The death of Simon Leys was reported in the same newspaper. Now here was someone with whose name I had been familiar for more than 30 years. He was the first sinologue to denounce the barbarism of the Great Cultural Revolution, and he did so in prose of the greatest brilliance, so witty that it made you laugh out loud although its subject matter was grim. This was not all there was to Simon Leys, however; besides being a scholar of immense erudition, he was also a great literary critic, essayist, and moralist. He wrote two very good novellas. I don”t think we should construct league tables of writers, but Leys was for me at the top of the first division. Yet he was much less well-known (except to me) than was Robin Williams.

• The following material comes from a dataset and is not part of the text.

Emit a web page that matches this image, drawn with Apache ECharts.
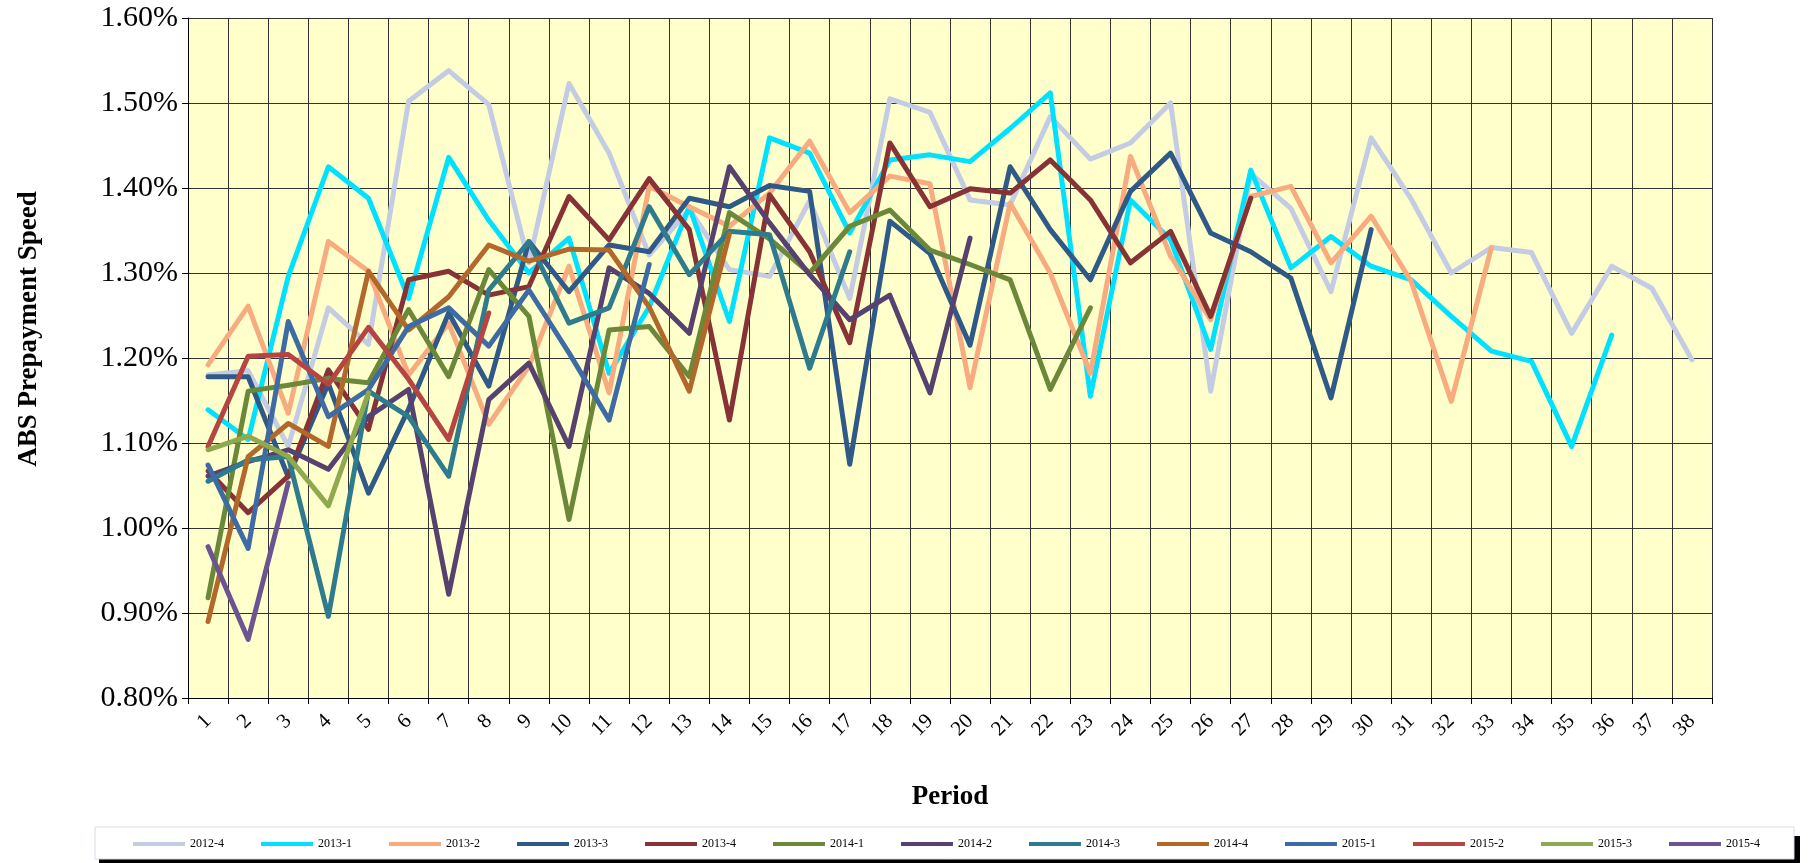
<!DOCTYPE html>
<html><head><meta charset="utf-8">
<script src="https://cdn.jsdelivr.net/npm/echarts@6/dist/echarts.min.js"></script>
<style>html,body{margin:0;padding:0;background:#fff;}#c{width:1811px;height:863px;}</style>
</head><body><div id="c"></div>
<script>
const categories = ['1','2','3','4','5','6','7','8','9','10','11','12','13','14','15','16','17','18','19','20','21','22','23','24','25','26','27','28','29','30','31','32','33','34','35','36','37','38'];
const yTicks = [0.8, 0.9, 1.0, 1.1, 1.2, 1.3, 1.4, 1.5, 1.6];

const s2012_4 = [1.180,1.185,1.096,1.259,1.216,1.502,1.538,1.498,1.312,1.523,1.441,1.321,1.375,1.304,1.296,1.385,1.270,1.505,1.489,1.386,1.380,1.484,1.434,1.453,1.500,1.161,1.417,1.376,1.278,1.459,1.387,1.300,1.330,1.324,1.229,1.308,1.282,1.198];
const s2013_1 = [1.139,1.104,1.296,1.425,1.388,1.270,1.436,1.362,1.300,1.341,1.182,1.260,1.378,1.243,1.459,1.441,1.347,1.433,1.439,1.431,1.470,1.512,1.155,1.386,1.339,1.210,1.421,1.306,1.343,1.308,1.292,1.249,1.208,1.196,1.096,1.227];
const s2013_2 = [1.192,1.261,1.135,1.337,1.302,1.180,1.241,1.122,1.190,1.308,1.159,1.402,1.378,1.355,1.394,1.455,1.371,1.414,1.405,1.165,1.382,1.300,1.182,1.437,1.320,1.245,1.390,1.402,1.312,1.367,1.290,1.149,1.330];
const s2013_3 = [1.178,1.178,1.060,1.170,1.041,1.140,1.253,1.167,1.337,1.278,1.333,1.325,1.388,1.378,1.403,1.396,1.075,1.361,1.323,1.215,1.425,1.351,1.292,1.396,1.441,1.347,1.325,1.294,1.153,1.351];
const s2013_4 = [1.067,1.018,1.061,1.186,1.116,1.292,1.302,1.274,1.284,1.390,1.339,1.411,1.351,1.127,1.392,1.325,1.218,1.453,1.378,1.399,1.394,1.433,1.386,1.312,1.349,1.249,1.388];
const s2014_1 = [0.918,1.161,1.168,1.176,1.171,1.257,1.178,1.304,1.249,1.010,1.233,1.237,1.178,1.371,1.340,1.300,1.355,1.374,1.327,1.310,1.292,1.163,1.259];
const s2014_2 = [1.061,1.078,1.092,1.069,1.131,1.163,0.922,1.151,1.194,1.096,1.306,1.276,1.229,1.425,1.359,1.298,1.245,1.274,1.159,1.341];
const s2014_3 = [1.055,1.080,1.084,0.896,1.161,1.131,1.061,1.280,1.337,1.241,1.259,1.378,1.298,1.349,1.345,1.188,1.325];
const s2014_4 = [0.890,1.084,1.123,1.096,1.302,1.233,1.272,1.333,1.314,1.328,1.327,1.260,1.161,1.346];
const s2015_1 = [1.074,0.976,1.243,1.131,1.163,1.237,1.259,1.214,1.280,1.206,1.127,1.310];
const s2015_2 = [1.096,1.202,1.204,1.169,1.236,1.175,1.104,1.253];
const s2015_3 = [1.092,1.108,1.084,1.026,1.159];
const s2015_4 = [0.978,0.869,1.053];

const seriesNames = ['2012-4','2013-1','2013-2','2013-3','2013-4','2014-1','2014-2','2014-3','2014-4','2015-1','2015-2','2015-3','2015-4'];
const seriesData = [s2012_4,s2013_1,s2013_2,s2013_3,s2013_4,s2014_1,s2014_2,s2014_3,s2014_4,s2015_1,s2015_2,s2015_3,s2015_4];
const colors = ['#C3CCE2','#00E1FF','#F8AB7F','#2F5987','#873235','#6B8839','#56416F','#2E7B8D','#B2682A','#3E6BA3','#B54543','#8EA94E','#6C5491'];

const chart = echarts.init(document.getElementById('c'), null, {renderer:'canvas'});
const font = '"Liberation Serif","Times New Roman",serif';
chart.setOption({
  animation: false,
  backgroundColor: '#ffffff',
  color: colors,
  textStyle: {fontFamily: font, color: '#000'},
  grid: {left: 188, right: 99, top: 18, bottom: 165, show: true, backgroundColor: '#FFFFCC', borderWidth: 0},
  graphic: [
    {type: 'rect', z: 0, silent: true, shape: {x: 99, y: 836, width: 1701, height: 30}, style: {fill: '#000'}},
    {type: 'rect', z: 1, silent: true, shape: {x: 95, y: 827, width: 1699, height: 32}, style: {fill: '#fff', stroke: '#D5DCEA', lineWidth: 1}},
    {type: 'text', z: 5, silent: true, x: 29, y: 329, rotation: Math.PI / 2,
      style: {text: 'ABS Prepayment Speed', fontFamily: font, fontSize: 27, fontWeight: 'bold', fill: '#000', align: 'center', verticalAlign: 'middle'}}
  ],
  legend: {
    data: seriesNames, z: 10,
    left: 95, top: 828, width: 1701,
    padding: [10, 20, 10, 38],
    itemWidth: 52, itemHeight: 4, itemGap: 37,
    icon: 'rect',
    textStyle: {fontFamily: font, fontSize: 12, color: '#000'}
  },
  xAxis: {
    type: 'category', data: categories, boundaryGap: true,
    name: 'Period', nameLocation: 'middle', nameGap: 86,
    nameTextStyle: {fontFamily: font, fontSize: 27, fontWeight: 'bold', color: '#000'},
    axisLine: {show: true, lineStyle: {color: '#000', width: 1}},
    axisTick: {show: true, length: 6, lineStyle: {color: '#000'}},
    axisLabel: {rotate: 45, fontFamily: font, fontSize: 21, color: '#000', margin: 20},
    splitLine: {show: true, lineStyle: {color: '#333', width: 1}}
  },
  yAxis: {
    type: 'value', min: 0.8, max: 1.6, interval: 0.1,
    axisLine: {show: true, lineStyle: {color: '#000', width: 1}},
    axisTick: {show: true, length: 6, lineStyle: {color: '#000'}},
    axisLabel: {fontFamily: font, fontSize: 30, color: '#000', margin: 10,
      formatter: v => v.toFixed(2) + '%'},
    splitLine: {show: true, lineStyle: {color: '#333', width: 1}}
  },
  series: seriesNames.map((n, i) => ({
    name: n, type: 'line', data: seriesData[i], showSymbol: false, symbol: 'none',
    lineStyle: {width: 5, color: colors[i], cap: 'round', join: 'round'},
    itemStyle: {color: colors[i]}
  }))
});
</script></body></html>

In the edition of the newspaper that brought me news of the two deaths there was another article that interested me greatly: the establishment in Switzerland of a residence for those who want, or rather feel that they need, to be protected from the rays and chemicals with which modern life plies us continually. They claim to be sensitive or allergic to almost everything, and attribute to rays and chemicals their constant tiredness, inability to concentrate, continual twinges in their body (which they monitor just as continually), and general feelings of wretchedness. The establishment for their protection, though by no means cheap, sounds far from attractive, albeit removed from pylons, aerials, factories, chemical plants, electricity generators, and so forth, and is surrounded by pesticide- and fungicide-free gardens. The floors and ceilings are of raw concrete, specially selected for its freedom from harmful ingredients. Life for the residents has hitherto been a constant search for the things that make them ill and the means by which to avoid them. They have found their Nirvana and it costs a lot.
I have met such people. The brother-in-law of a friend of mine, for example, has phases of health phobias, and one day turned up for dinner wearing a steel helmet to protect his cranium from the electromagnetic rays that he believed were leaking from all the electric sockets in my friend’s house, which he went round stuffing with aluminum foil (he regarded my friend as negligent for not having protected his children in this manner). The dangers of leaking electricity have long been suspected. James Thurber has some quite funny pages about an aunt of his who believed that electricity was leaking all over the house. Fortunately, my friend’s brother-in-law soon transferred his allegiance to another danger, and gave up on the steel helmet and aluminum foil. Perhaps unusually, age has reduced his crankiness; most of us grow crankier.
My own view of these people is that they have examined life and found it wanting; they want an excuse for retiring from life and search for a single and simple explanation for their dissatisfactions in the way that people once sought a panacea for all ills, with which quack doctors happily, and lucratively, supplied them.
Let me add that I sympathize deeply with anyone who wants to retire from life. Perhaps my ignorance of Robin Williams indicates that I have already done so to an extent, for I have successfully avoided the supposedly unavoidable. When I told people who were by no means interested themselves in celebrity culture that I had not heard of Robin Williams they reacted as if I were a member of one of the last few un-contacted tribes in the Amazonian jungle, that is to say with amazement and incredulity.